Albemarle (ALB) looks to stabilize near former lows; Hold
(This stock is not technically on the UPTICKS list for FSI subscribers, but important to highlight given its pattern, as I’ve discussed with institutions.)
ALB has pulled back sharply in recent weeks but looks to stabilize right near recent lows, and rallies look likely into early January.
If/when downtrend line resistance cannot be broken on a bounce in the next 1-2 weeks, and this turns back down, the correct support should materialize at $215. (New Support) Under that level likely leads to additional weakness and buying dips would not be recommended.
At present, it’s right to expect this support holds, and ALB should attempt a bounce attempt into January.

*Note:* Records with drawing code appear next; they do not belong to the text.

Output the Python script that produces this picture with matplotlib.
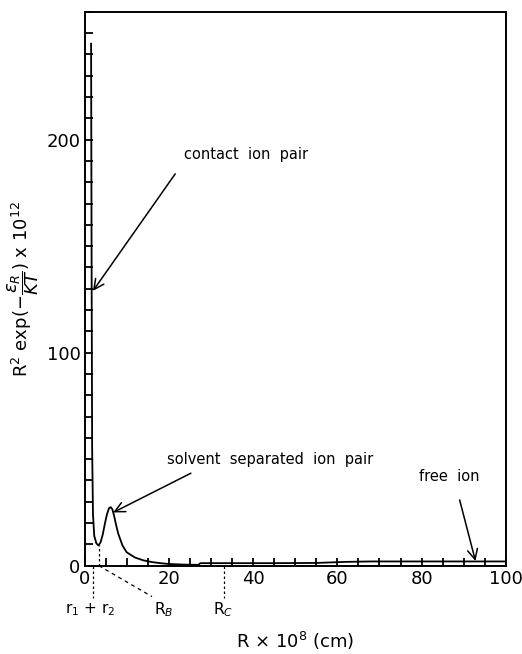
import matplotlib

matplotlib.use("Agg")
import matplotlib.pyplot as plt
from matplotlib.ticker import MultipleLocator

# radial distribution R^2 exp(-eps/kT) x 1e12 against R x 1e8 cm
r_vals = [1.55, 1.6, 1.7, 1.8, 2.0, 2.3, 2.8, 3.3, 3.8, 4.3, 4.8, 5.3, 5.8,
          6.2, 6.6, 7.0, 7.5, 8.0, 9.0, 10.0, 12.0, 14.0, 16.0, 18.0, 20.0,
          24.0, 27.0, 27.5, 35.0, 45.0, 55.0, 62.0, 68.0, 80.0, 90.0, 100.0]
w_vals = [245.0, 200.0, 120.0, 55.0, 24.0, 14.0, 10.5, 9.5, 11.0, 14.5, 19.5,
          24.0, 27.0, 27.5, 26.5, 23.5, 19.0, 15.0, 9.5, 6.3, 3.8, 2.5, 1.7,
          1.2, 0.8, 0.5, 0.4, 1.2, 1.2, 1.2, 1.3, 1.8, 2.0, 2.0, 2.0, 2.0]

r_contact = 2.0   # r1 + r2
r_b = 3.4         # minimum between the two ion-pair peaks
r_c = 33.0

fig = plt.figure(figsize=(5.22, 6.54), dpi=100)
ax = fig.add_axes([0.162, 0.135, 0.807, 0.847])

ax.plot(r_vals, w_vals, color="black", lw=1.3)

ax.set_xlim(0, 100)
ax.set_ylim(0, 260)
ax.xaxis.set_major_locator(MultipleLocator(20))
ax.xaxis.set_minor_locator(MultipleLocator(5))
ax.yaxis.set_major_locator(MultipleLocator(100))
ax.yaxis.set_minor_locator(MultipleLocator(10))
ax.tick_params(which="both", direction="in", length=6, width=1.3,
               top=False, right=False, labelsize=13, pad=3)
for s in ax.spines.values():
    s.set_linewidth(1.4)

ax.set_xlabel(r"R $\times$ 10$^{8}$ (cm)", fontsize=13, labelpad=30)
ax.set_ylabel(r"R$^2$ exp($-\dfrac{\epsilon_R}{KT}$) x 10$^{12}$",
              fontsize=13, labelpad=4)

arrow = dict(arrowstyle="->", color="black", lw=1.1, mutation_scale=18)
ax.annotate("contact  ion  pair", xy=(2.0, 129), xytext=(23.5, 193),
            fontsize=10.5, ha="left", va="center",
            arrowprops=dict(arrow, shrinkA=8, shrinkB=0, relpos=(0.0, 0.0)))
ax.annotate("solvent  separated  ion  pair", xy=(6.8, 25), xytext=(19.5, 50),
            fontsize=10.5, ha="left", va="center",
            arrowprops=dict(arrow, shrinkA=6, shrinkB=0,
                            relpos=(0.18, 0.0)))
ax.annotate("free  ion", xy=(92.8, 2.2), xytext=(86.6, 42),
            fontsize=10.5, ha="center", va="center",
            arrowprops=dict(arrow, shrinkA=10, shrinkB=0, relpos=(0.6, 0.0)))

# marker lines for the characteristic distances
ax.plot([r_b, r_b], [0, 9.5], color="black", lw=0.9, ls=(0, (2, 2)))
ax.plot([r_contact, r_contact], [0, -15], color="black", lw=0.9,
        ls=(0, (2, 2)), clip_on=False)
ax.plot([r_b, 16.0], [0, -14.5], color="black", lw=0.9,
        ls=(0, (3, 3)), clip_on=False)
ax.plot([r_c, r_c], [0, -15], color="black", lw=0.9,
        ls=(0, (2, 2)), clip_on=False)

ax.text(1.3, -20.5, r"r$_1$ + r$_2$", fontsize=11, ha="center", va="center")
ax.text(18.7, -20.5, r"R$_B$", fontsize=11, ha="center", va="center")
ax.text(32.9, -20.5, r"R$_C$", fontsize=11, ha="center", va="center")

fig.savefig("out.png", dpi=100)
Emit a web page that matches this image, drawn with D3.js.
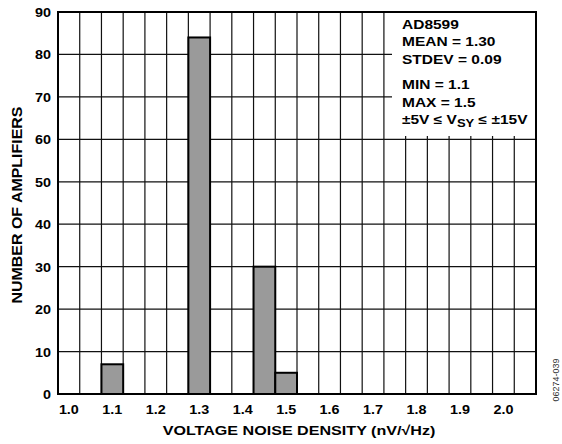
<!DOCTYPE html>
<html>
<head>
<meta charset="utf-8">
<script src="https://cdn.jsdelivr.net/npm/d3@7"></script>
<style>
  body { margin: 0; background: #fff; }
  svg text { font-family: "Liberation Sans", Arial, sans-serif; font-weight: bold; fill: #000; }
</style>
</head>
<body>
<div id="chart"></div>
<script>
// histogram data (bin centres, counts)
var binCenters = [1.1, 1.3, 1.45, 1.5]
var counts = [7, 84, 30, 5]
var binWidth = 0.05
var xTicks = [1.0, 1.1, 1.2, 1.3, 1.4, 1.5, 1.6, 1.7, 1.8, 1.9, 2.0]
var yTicks = [0, 10, 20, 30, 40, 50, 60, 70, 80, 90]
var legendLines = ['AD8599', 'MEAN = 1.30', 'STDEV = 0.09', 'MIN = 1.1', 'MAX = 1.5']

var W = 562, H = 444
var pL = 58, pR = 536, pT = 12, pB = 394

var svg = d3.select('#chart').append('svg').attr('width', W).attr('height', H)

var x = d3.scaleLinear().domain([0.975, 2.075]).range([pL, pR])
var y = d3.scaleLinear().domain([0, 90]).range([pB, pT])

// the original lettering is wider than Arial, so stretch it a bit
function label(px, py, sx, size, rot){
  var t = 'translate(' + px + ',' + py + ')' + (rot ? ' rotate(' + rot + ')' : '') + ' scale(' + sx + ',1)'
  return svg.append('text').attr('transform', t).attr('font-size', size)
}

// grid: vertical lines at bin edges
var edges = d3.range(1, 22).map(function(k){ return 0.975 + k*binWidth })
svg.append('g').selectAll('line').data(edges).enter().append('line')
  .attr('x1', function(d){ return x(d) }).attr('x2', function(d){ return x(d) })
  .attr('y1', pT).attr('y2', pB)
  .attr('stroke', '#111').attr('stroke-width', 1.2)

svg.append('g').selectAll('line').data(yTicks.slice(1, -1)).enter().append('line')
  .attr('x1', pL).attr('x2', pR)
  .attr('y1', function(d){ return y(d) }).attr('y2', function(d){ return y(d) })
  .attr('stroke', '#111').attr('stroke-width', 1.2)

// white box behind the stats text
svg.append('rect')
  .attr('x', 392).attr('y', pT).attr('width', pR - 392).attr('height', 136 - pT)
  .attr('fill', '#fff')

// bars
svg.append('g').selectAll('rect').data(binCenters).enter().append('rect')
  .attr('x', function(d){ return x(d - binWidth/2) })
  .attr('width', function(d){ return x(d + binWidth/2) - x(d - binWidth/2) })
  .attr('y', function(d, i){ return y(counts[i]) })
  .attr('height', function(d, i){ return pB - y(counts[i]) })
  .attr('fill', '#9a9a9a')
  .attr('stroke', '#000').attr('stroke-width', 2)

// frame
svg.append('rect')
  .attr('x', pL).attr('y', pT).attr('width', pR - pL).attr('height', pB - pT)
  .attr('fill', 'none').attr('stroke', '#000').attr('stroke-width', 2)

// tick labels
xTicks.forEach(function(d){
  label(x(d), 414, 1.15, 12.5).attr('text-anchor', 'middle').text(d.toFixed(1))
})
yTicks.forEach(function(d){
  label(51, y(d) + 5, 1.15, 12.5).attr('text-anchor', 'end').text(d)
})

// axis titles
label(299, 435, 1.24, 13).attr('text-anchor', 'middle')
  .text('VOLTAGE NOISE DENSITY (nV/\u221AHz)')

label(22, 205, 1.14, 14, -90).attr('text-anchor', 'middle')
  .text('NUMBER OF AMPLIFIERS')

// stats text
var ly = [28.5, 46, 63.5, 89, 106.5]
legendLines.forEach(function(d, i){
  label(402, ly[i], 1.24, 12.5).text(d)
})

var vs = label(402, 124, 1.24, 12.5)
vs.append('tspan').text('\u00B15V \u2264 V')
vs.append('tspan').attr('dy', 3).attr('font-size', 10.5).text('SY')
vs.append('tspan').attr('dy', -3).text(' \u2264 \u00B115V')

// figure code
svg.append('text')
  .attr('transform', 'translate(559,380) rotate(-90)')
  .attr('text-anchor', 'middle').attr('font-size', 9)
  .style('font-weight', 'normal').style('fill', '#333')
  .text('06274-039')
</script>
</body>
</html>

Extra Space Storage (EXR) Bad breakdown; Proper to use bounce to exit
Another important stock to highlight concerns the REIT $EXR, which has proven to be a disappointment technically in recent weeks, selling off on heavy volume which has caused a drop down to multi-month lows.
This also likely should hold and attempt to bounce from near-term oversold conditions, however, and one can expect a mild rally in the week
Bounces look likely to $153 up to $155. However, a move back above $160 looks unlikely. For those involved, it looks right to consider 155 strong near-term resistance on gains. Failure to get back above $160 on rallies should be reason to avoid EXR, expecting a possible pullback to test $138.
This latter level looks to be important support on any further drawdown and EXR is unattractive and likely underperforms further on any drop under $138.